И как кто-либо развит в теле и развит в уме? Вот приятное чувство возникает в хорошо обученном ученике Благородных. Когда в нём возникает приятное чувство, он не охвачен удовольствием, он не покорён тем, что охвачен удовольствием. [Затем] его приятное чувство прекращается. С прекращением приятного чувства появляется болезненное чувство. Когда в нём появляется болезненное чувство, он не грустит, не горюет и не стонет, не бьёт себя в грудь, не становится обезумевшим от горя. Когда это приятное чувство возникло в нём, оно не наводнило его ум и не осталось там, поскольку он развит в теле. Когда это болезненное чувство возникло в нём, оно не наводнило его ум и не осталось там, поскольку он развит в уме. Вот как кто-либо развит в теле и развит в уме».
«Я верю Господину Готаме, что он развит в теле и развит в уме».
«Что же, Аггивессана, ты, конечно же, груб и дерзок в своих словах, но, тем не менее, я отвечу тебе[32]
. С тех пор, как я обрил волосы и бороду, надел жёлтые одежды и, отринув мирское житие, стал жить бездомной жизнью, у приятного или болезненного чувства не было возможности возникнуть и наводнить мой ум, и остаться в нём».«Но, наверное, в Господине Готаме не возникало определённое приятное чувство, что, возникнув, наводнило бы его ум и осталось пребывать там. Наверное, в Господине Готаме не возникало определённое болезненное чувство, что, возникнув, наводнило бы его ум и осталось пребывать там».[33]

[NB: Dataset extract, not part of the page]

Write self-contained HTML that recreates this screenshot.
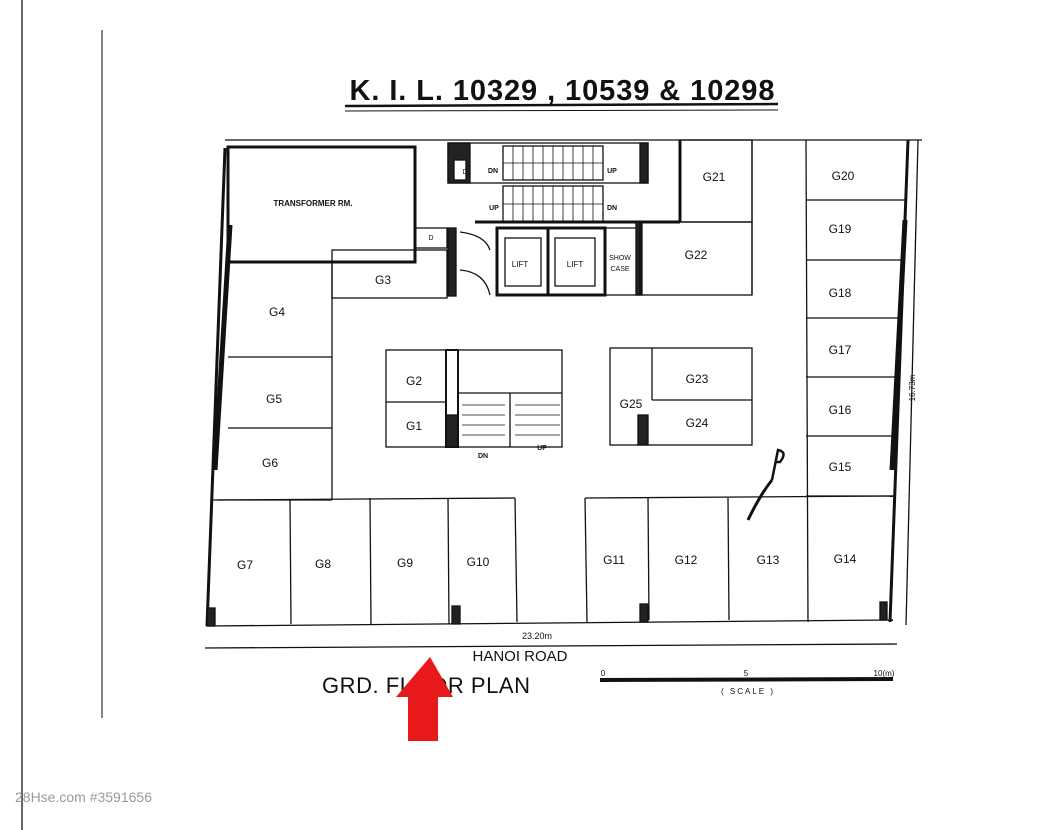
<!DOCTYPE html>
<html><head><style>
html,body{margin:0;padding:0;background:#fff;}
svg{display:block;}
text{font-family:"Liberation Sans",sans-serif;fill:#111;}
</style></head><body>
<svg width="1044" height="830" viewBox="0 0 1044 830" xmlns="http://www.w3.org/2000/svg">
<rect width="1044" height="830" fill="#fff"/>
<line x1="22" y1="0" x2="22" y2="830" stroke="#333" stroke-width="1.5"/>
<line x1="102" y1="30" x2="102" y2="718" stroke="#333" stroke-width="1.2"/>
<text x="562" y="100" font-size="29" text-anchor="middle" textLength="425" font-weight="bold">K. I. L. 10329 , 10539 &amp; 10298</text>
<line x1="345" y1="106" x2="778" y2="104" stroke="#111" stroke-width="2.5"/>
<line x1="345" y1="111" x2="778" y2="110" stroke="#111" stroke-width="1"/>
<g stroke="#111" fill="none" stroke-width="1.3">
<line x1="225" y1="140" x2="922" y2="140"/>
<line x1="225" y1="148" x2="207" y2="626" stroke-width="3"/>
<line x1="908" y1="140" x2="890" y2="622" stroke-width="3"/>
<line x1="918" y1="140" x2="906" y2="625"/>
<rect x="228" y="147" width="187" height="115" stroke-width="3"/>
<rect x="415" y="228" width="32" height="20"/>
<line x1="228" y1="262" x2="332" y2="262"/>
<line x1="332" y1="262" x2="332" y2="500"/>
<line x1="228" y1="357" x2="332" y2="357"/>
<line x1="228" y1="428" x2="332" y2="428"/>
<line x1="218" y1="500" x2="332" y2="500"/>
<rect x="332" y="250" width="115" height="48"/>
<rect x="448" y="143" width="200" height="40"/>
<rect x="448" y="143" width="22" height="40" fill="#222"/>
<rect x="454" y="160" width="12" height="20" fill="#fff"/>
<rect x="640" y="143" width="8" height="40" fill="#222"/>
<rect x="503" y="146" width="100" height="34"/>
<rect x="503" y="186" width="100" height="36"/>
<g stroke-width="0.8">
<line x1="513" y1="146" x2="513" y2="180"/><line x1="523" y1="146" x2="523" y2="180"/><line x1="533" y1="146" x2="533" y2="180"/><line x1="543" y1="146" x2="543" y2="180"/><line x1="553" y1="146" x2="553" y2="180"/><line x1="563" y1="146" x2="563" y2="180"/><line x1="573" y1="146" x2="573" y2="180"/><line x1="583" y1="146" x2="583" y2="180"/><line x1="593" y1="146" x2="593" y2="180"/>
<line x1="513" y1="186" x2="513" y2="222"/><line x1="523" y1="186" x2="523" y2="222"/><line x1="533" y1="186" x2="533" y2="222"/><line x1="543" y1="186" x2="543" y2="222"/><line x1="553" y1="186" x2="553" y2="222"/><line x1="563" y1="186" x2="563" y2="222"/><line x1="573" y1="186" x2="573" y2="222"/><line x1="583" y1="186" x2="583" y2="222"/><line x1="593" y1="186" x2="593" y2="222"/>
<line x1="503" y1="163" x2="603" y2="163"/><line x1="503" y1="204" x2="603" y2="204"/>
</g>
<line x1="475" y1="222" x2="680" y2="222" stroke-width="3"/>
<line x1="680" y1="140" x2="680" y2="222" stroke-width="3"/>
<rect x="680" y="140" width="72" height="82"/>
<rect x="497" y="228" width="51" height="67" stroke-width="3"/>
<rect x="548" y="228" width="57" height="67" stroke-width="3"/>
<rect x="505" y="238" width="36" height="48"/>
<rect x="555" y="238" width="40" height="48"/>
<rect x="605" y="228" width="35" height="67"/>
<rect x="636" y="222" width="6" height="73" fill="#222"/>
<rect x="640" y="222" width="112" height="73"/>
<rect x="448" y="228" width="8" height="68" fill="#222"/>
<path d="M460 232 Q485 235 490 250 M460 270 Q485 272 490 295"/>
<line x1="752" y1="140" x2="752" y2="295"/>
<line x1="806" y1="140" x2="808" y2="622"/>
<line x1="806" y1="200" x2="906" y2="200"/>
<line x1="806" y1="260" x2="904" y2="260"/>
<line x1="806" y1="318" x2="902" y2="318"/>
<line x1="806" y1="377" x2="900" y2="377"/>
<line x1="806" y1="436" x2="898" y2="436"/>
<line x1="806" y1="496" x2="895" y2="496"/>
<rect x="386" y="350" width="176" height="97"/>
<line x1="386" y1="402" x2="446" y2="402"/>
<rect x="446" y="350" width="12" height="97" stroke-width="2"/>
<rect x="446" y="415" width="12" height="32" fill="#222"/>
<line x1="458" y1="393" x2="562" y2="393"/>
<line x1="510" y1="393" x2="510" y2="447"/>
<g stroke-width="0.7"><line x1="462" y1="405" x2="505" y2="405"/><line x1="462" y1="415" x2="505" y2="415"/><line x1="462" y1="425" x2="505" y2="425"/><line x1="462" y1="435" x2="505" y2="435"/>
<line x1="515" y1="405" x2="560" y2="405"/><line x1="515" y1="415" x2="560" y2="415"/><line x1="515" y1="425" x2="560" y2="425"/><line x1="515" y1="435" x2="560" y2="435"/></g>
<rect x="610" y="348" width="142" height="97"/>
<line x1="652" y1="348" x2="652" y2="400"/>
<line x1="652" y1="400" x2="752" y2="400"/>
<rect x="638" y="415" width="10" height="30" fill="#222"/>
<line x1="212" y1="500" x2="515" y2="498"/>
<line x1="585" y1="498" x2="893" y2="496"/>
<line x1="207" y1="626" x2="893" y2="620"/>
<line x1="290" y1="500" x2="291" y2="624"/>
<line x1="370" y1="498" x2="371" y2="624"/>
<line x1="448" y1="498" x2="449" y2="624"/>
<line x1="515" y1="498" x2="517" y2="622"/>
<line x1="585" y1="498" x2="587" y2="622"/>
<line x1="648" y1="498" x2="649" y2="620"/>
<line x1="728" y1="498" x2="729" y2="620"/>
<rect x="207" y="608" width="8" height="18" fill="#222"/>
<rect x="452" y="606" width="8" height="18" fill="#222"/>
<rect x="640" y="604" width="8" height="18" fill="#222"/>
<rect x="880" y="602" width="7" height="18" fill="#222"/>
<line x1="230" y1="225" x2="215" y2="470" stroke-width="5"/>
<line x1="905" y1="220" x2="892" y2="470" stroke-width="5"/>
<path d="M748 520 Q760 495 772 480" stroke-width="3"/>
<path d="M772 480 L778 450 Q788 452 780 462 L775 462" stroke-width="2.5"/>
<line x1="205" y1="648" x2="897" y2="644"/>
<line x1="600" y1="680" x2="893" y2="679" stroke-width="4"/>
</g>
<g font-size="12" text-anchor="middle">
<text x="313" y="206" font-size="8" font-weight="bold">TRANSFORMER  RM.</text>
<text x="431" y="240" font-size="7">D</text>
<text x="465" y="174" font-size="7">D</text>
<text x="493" y="173" font-size="7" font-weight="bold">DN</text>
<text x="612" y="173" font-size="7" font-weight="bold">UP</text>
<text x="494" y="210" font-size="7" font-weight="bold">UP</text>
<text x="612" y="210" font-size="7" font-weight="bold">DN</text>
<text x="520" y="267" font-size="8">LIFT</text>
<text x="575" y="267" font-size="8">LIFT</text>
<text x="620" y="260" font-size="7">SHOW</text>
<text x="620" y="271" font-size="7">CASE</text>
<text x="714" y="181">G21</text><text x="843" y="180">G20</text>
<text x="696" y="259">G22</text><text x="840" y="233">G19</text>
<text x="383" y="284">G3</text><text x="840" y="297">G18</text>
<text x="277" y="316">G4</text><text x="840" y="354">G17</text>
<text x="274" y="403">G5</text><text x="840" y="414">G16</text>
<text x="270" y="467">G6</text><text x="840" y="471">G15</text>
<text x="414" y="385">G2</text><text x="414" y="430">G1</text>
<text x="697" y="383">G23</text><text x="697" y="427">G24</text>
<text x="631" y="408">G25</text>
<text x="483" y="458" font-size="7" font-weight="bold">DN</text>
<text x="542" y="450" font-size="7" font-weight="bold">UP</text>
<text x="245" y="569">G7</text><text x="323" y="568">G8</text><text x="405" y="567">G9</text>
<text x="478" y="566">G10</text><text x="614" y="564">G11</text><text x="686" y="564">G12</text>
<text x="768" y="564">G13</text><text x="845" y="563">G14</text>
<text x="537" y="639" font-size="9">23.20m</text>
<text x="520" y="661" font-size="15">HANOI ROAD</text>
<text x="603" y="676" font-size="8">0</text>
<text x="746" y="676" font-size="8">5</text>
<text x="884" y="676" font-size="8">10(m)</text>
<text x="748" y="694" font-size="8" letter-spacing="2">( SCALE )</text>
<text x="915" y="388" font-size="8" transform="rotate(-90 915 388)">16.73m</text>
</g>
<text x="322" y="693" font-size="22" textLength="208">GRD. FLOOR PLAN</text>
<polygon points="430,657 453,697 438,697 438,741 408,741 408,697 396,697" fill="#e8191a"/>
<text x="15" y="802" font-size="14" style="fill:#999">28Hse.com #3591656</text>
</svg>
</body></html>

«Почему же не возникали, Аггивессана? Перед моим Пробуждением, когда я всё ещё был непросветлённым бодхисаттой, такая мысль пришла ко мне: «Жизнь домохозяина — ограниченный и пыльный путь. Бездомная жизнь подобна бескрайним просторам. Живя мирской жизнью, трудно практиковать ведение святой жизни, которая была бы идеальной и чистой, словно отполированный перламутр. Что если я, сбрив волосы и бороду и надев жёлтые одежды, отринул бы мы мирское житие и стал бы жить бездомной жизнью?»
А потому в те времена, когда я всё ещё был молод, с чёрными волосами, наделённый благословением молодости на первом этапе жизни, я сбрил волосы и бороду и — хотя родители желали иного и горевали со слезами на глазах — надел жёлтые одежды, отринул мирское житие и стал жить бездомной жизнью.